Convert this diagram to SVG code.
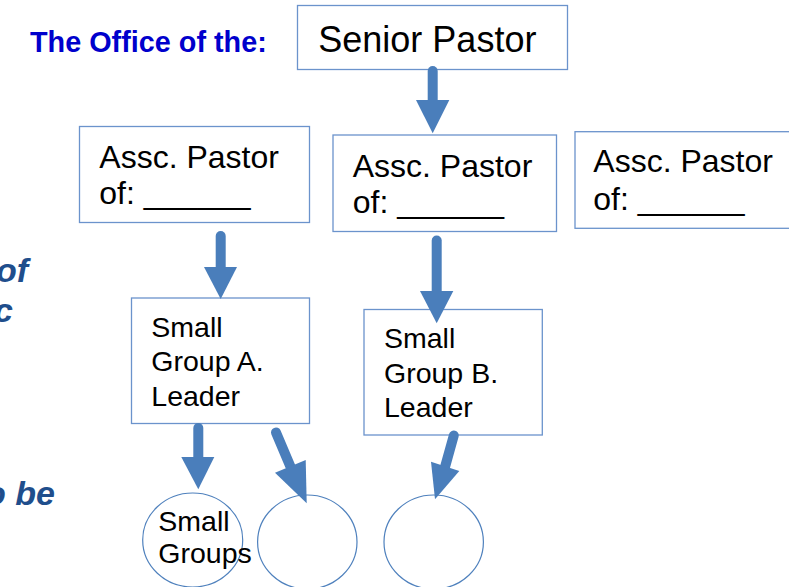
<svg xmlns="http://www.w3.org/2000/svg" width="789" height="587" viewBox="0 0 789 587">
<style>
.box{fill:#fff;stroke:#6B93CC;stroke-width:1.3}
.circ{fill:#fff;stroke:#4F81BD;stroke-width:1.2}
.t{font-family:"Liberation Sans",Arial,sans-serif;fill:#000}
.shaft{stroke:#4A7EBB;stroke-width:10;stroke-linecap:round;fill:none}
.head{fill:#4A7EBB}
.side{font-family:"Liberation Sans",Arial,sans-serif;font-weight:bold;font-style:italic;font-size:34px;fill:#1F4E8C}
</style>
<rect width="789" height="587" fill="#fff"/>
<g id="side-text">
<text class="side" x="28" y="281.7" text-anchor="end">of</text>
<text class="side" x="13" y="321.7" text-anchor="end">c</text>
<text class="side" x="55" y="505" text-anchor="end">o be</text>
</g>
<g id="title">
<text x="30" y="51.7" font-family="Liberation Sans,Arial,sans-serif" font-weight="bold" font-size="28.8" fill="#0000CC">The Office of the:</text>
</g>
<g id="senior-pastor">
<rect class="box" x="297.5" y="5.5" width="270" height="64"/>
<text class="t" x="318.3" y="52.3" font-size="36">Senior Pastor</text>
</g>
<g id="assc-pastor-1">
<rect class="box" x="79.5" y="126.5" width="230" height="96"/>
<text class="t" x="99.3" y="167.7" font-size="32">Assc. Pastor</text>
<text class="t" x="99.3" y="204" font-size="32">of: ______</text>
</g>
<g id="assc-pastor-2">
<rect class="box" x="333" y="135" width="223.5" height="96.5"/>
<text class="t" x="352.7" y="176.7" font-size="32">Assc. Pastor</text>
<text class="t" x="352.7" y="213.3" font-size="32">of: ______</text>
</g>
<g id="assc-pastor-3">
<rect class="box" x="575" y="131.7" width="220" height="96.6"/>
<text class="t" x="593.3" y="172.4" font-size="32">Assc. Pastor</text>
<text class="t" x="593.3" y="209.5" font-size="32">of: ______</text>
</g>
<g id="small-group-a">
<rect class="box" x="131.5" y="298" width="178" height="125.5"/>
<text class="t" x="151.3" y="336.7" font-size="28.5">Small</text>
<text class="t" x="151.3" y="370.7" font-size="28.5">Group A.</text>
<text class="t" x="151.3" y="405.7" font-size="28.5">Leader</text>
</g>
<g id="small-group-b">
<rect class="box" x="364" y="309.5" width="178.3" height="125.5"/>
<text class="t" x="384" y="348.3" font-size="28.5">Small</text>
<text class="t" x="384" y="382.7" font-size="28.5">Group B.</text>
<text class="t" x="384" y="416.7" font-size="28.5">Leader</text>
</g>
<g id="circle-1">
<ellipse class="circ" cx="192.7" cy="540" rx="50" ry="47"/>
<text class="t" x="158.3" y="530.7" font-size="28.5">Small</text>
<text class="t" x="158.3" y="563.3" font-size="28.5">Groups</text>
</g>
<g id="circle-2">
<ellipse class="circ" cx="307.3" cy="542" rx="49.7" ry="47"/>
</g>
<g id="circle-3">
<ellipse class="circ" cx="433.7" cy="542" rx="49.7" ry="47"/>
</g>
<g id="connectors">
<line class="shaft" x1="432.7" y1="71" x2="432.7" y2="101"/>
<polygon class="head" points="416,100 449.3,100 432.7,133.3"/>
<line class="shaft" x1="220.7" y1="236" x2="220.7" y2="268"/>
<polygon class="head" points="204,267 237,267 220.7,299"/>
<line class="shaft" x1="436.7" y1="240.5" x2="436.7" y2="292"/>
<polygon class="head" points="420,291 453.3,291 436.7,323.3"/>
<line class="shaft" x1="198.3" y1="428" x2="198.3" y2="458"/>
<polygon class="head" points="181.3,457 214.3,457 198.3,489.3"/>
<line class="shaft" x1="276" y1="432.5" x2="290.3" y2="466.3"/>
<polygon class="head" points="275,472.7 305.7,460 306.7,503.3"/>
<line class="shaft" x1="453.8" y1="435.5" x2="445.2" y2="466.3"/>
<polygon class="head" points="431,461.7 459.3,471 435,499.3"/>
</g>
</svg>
══════
▸ Direction
All the lines above are to be reproduced exactly, except the pictures.

▸ Result for this exercise
Convert this diagram to SVG code.
<svg xmlns="http://www.w3.org/2000/svg" width="789" height="587" viewBox="0 0 789 587">
<style>
.box{fill:#fff;stroke:#6B93CC;stroke-width:1.3}
.circ{fill:#fff;stroke:#4F81BD;stroke-width:1.2}
.t{font-family:"Liberation Sans",Arial,sans-serif;fill:#000}
.shaft{stroke:#4A7EBB;stroke-width:10;stroke-linecap:round;fill:none}
.head{fill:#4A7EBB}
.side{font-family:"Liberation Sans",Arial,sans-serif;font-weight:bold;font-style:italic;font-size:34px;fill:#1F4E8C}
</style>
<rect width="789" height="587" fill="#fff"/>
<g id="side-text">
<text class="side" x="28" y="281.7" text-anchor="end">of</text>
<text class="side" x="13" y="321.7" text-anchor="end">c</text>
<text class="side" x="55" y="505" text-anchor="end">o be</text>
</g>
<g id="title">
<text x="30" y="51.7" font-family="Liberation Sans,Arial,sans-serif" font-weight="bold" font-size="28.8" fill="#0000CC">The Office of the:</text>
</g>
<g id="senior-pastor">
<rect class="box" x="297.5" y="5.5" width="270" height="64"/>
<text class="t" x="318.3" y="52.3" font-size="36">Senior Pastor</text>
</g>
<g id="assc-pastor-1">
<rect class="box" x="79.5" y="126.5" width="230" height="96"/>
<text class="t" x="99.3" y="167.7" font-size="32">Assc. Pastor</text>
<text class="t" x="99.3" y="204" font-size="32">of: ______</text>
</g>
<g id="assc-pastor-2">
<rect class="box" x="333" y="135" width="223.5" height="96.5"/>
<text class="t" x="352.7" y="176.7" font-size="32">Assc. Pastor</text>
<text class="t" x="352.7" y="213.3" font-size="32">of: ______</text>
</g>
<g id="assc-pastor-3">
<rect class="box" x="575" y="131.7" width="220" height="96.6"/>
<text class="t" x="593.3" y="172.4" font-size="32">Assc. Pastor</text>
<text class="t" x="593.3" y="209.5" font-size="32">of: ______</text>
</g>
<g id="small-group-a">
<rect class="box" x="131.5" y="298" width="178" height="125.5"/>
<text class="t" x="151.3" y="336.7" font-size="28.5">Small</text>
<text class="t" x="151.3" y="370.7" font-size="28.5">Group A.</text>
<text class="t" x="151.3" y="405.7" font-size="28.5">Leader</text>
</g>
<g id="small-group-b">
<rect class="box" x="364" y="309.5" width="178.3" height="125.5"/>
<text class="t" x="384" y="348.3" font-size="28.5">Small</text>
<text class="t" x="384" y="382.7" font-size="28.5">Group B.</text>
<text class="t" x="384" y="416.7" font-size="28.5">Leader</text>
</g>
<g id="circle-1">
<ellipse class="circ" cx="192.7" cy="540" rx="50" ry="47"/>
<text class="t" x="158.3" y="530.7" font-size="28.5">Small</text>
<text class="t" x="158.3" y="563.3" font-size="28.5">Groups</text>
</g>
<g id="circle-2">
<ellipse class="circ" cx="307.3" cy="542" rx="49.7" ry="47"/>
</g>
<g id="circle-3">
<ellipse class="circ" cx="433.7" cy="542" rx="49.7" ry="47"/>
</g>
<g id="connectors">
<line class="shaft" x1="432.7" y1="71" x2="432.7" y2="101"/>
<polygon class="head" points="416,100 449.3,100 432.7,133.3"/>
<line class="shaft" x1="220.7" y1="236" x2="220.7" y2="268"/>
<polygon class="head" points="204,267 237,267 220.7,299"/>
<line class="shaft" x1="436.7" y1="240.5" x2="436.7" y2="292"/>
<polygon class="head" points="420,291 453.3,291 436.7,323.3"/>
<line class="shaft" x1="198.3" y1="428" x2="198.3" y2="458"/>
<polygon class="head" points="181.3,457 214.3,457 198.3,489.3"/>
<line class="shaft" x1="276" y1="432.5" x2="290.3" y2="466.3"/>
<polygon class="head" points="275,472.7 305.7,460 306.7,503.3"/>
<line class="shaft" x1="453.8" y1="435.5" x2="445.2" y2="466.3"/>
<polygon class="head" points="431,461.7 459.3,471 435,499.3"/>
</g>
</svg>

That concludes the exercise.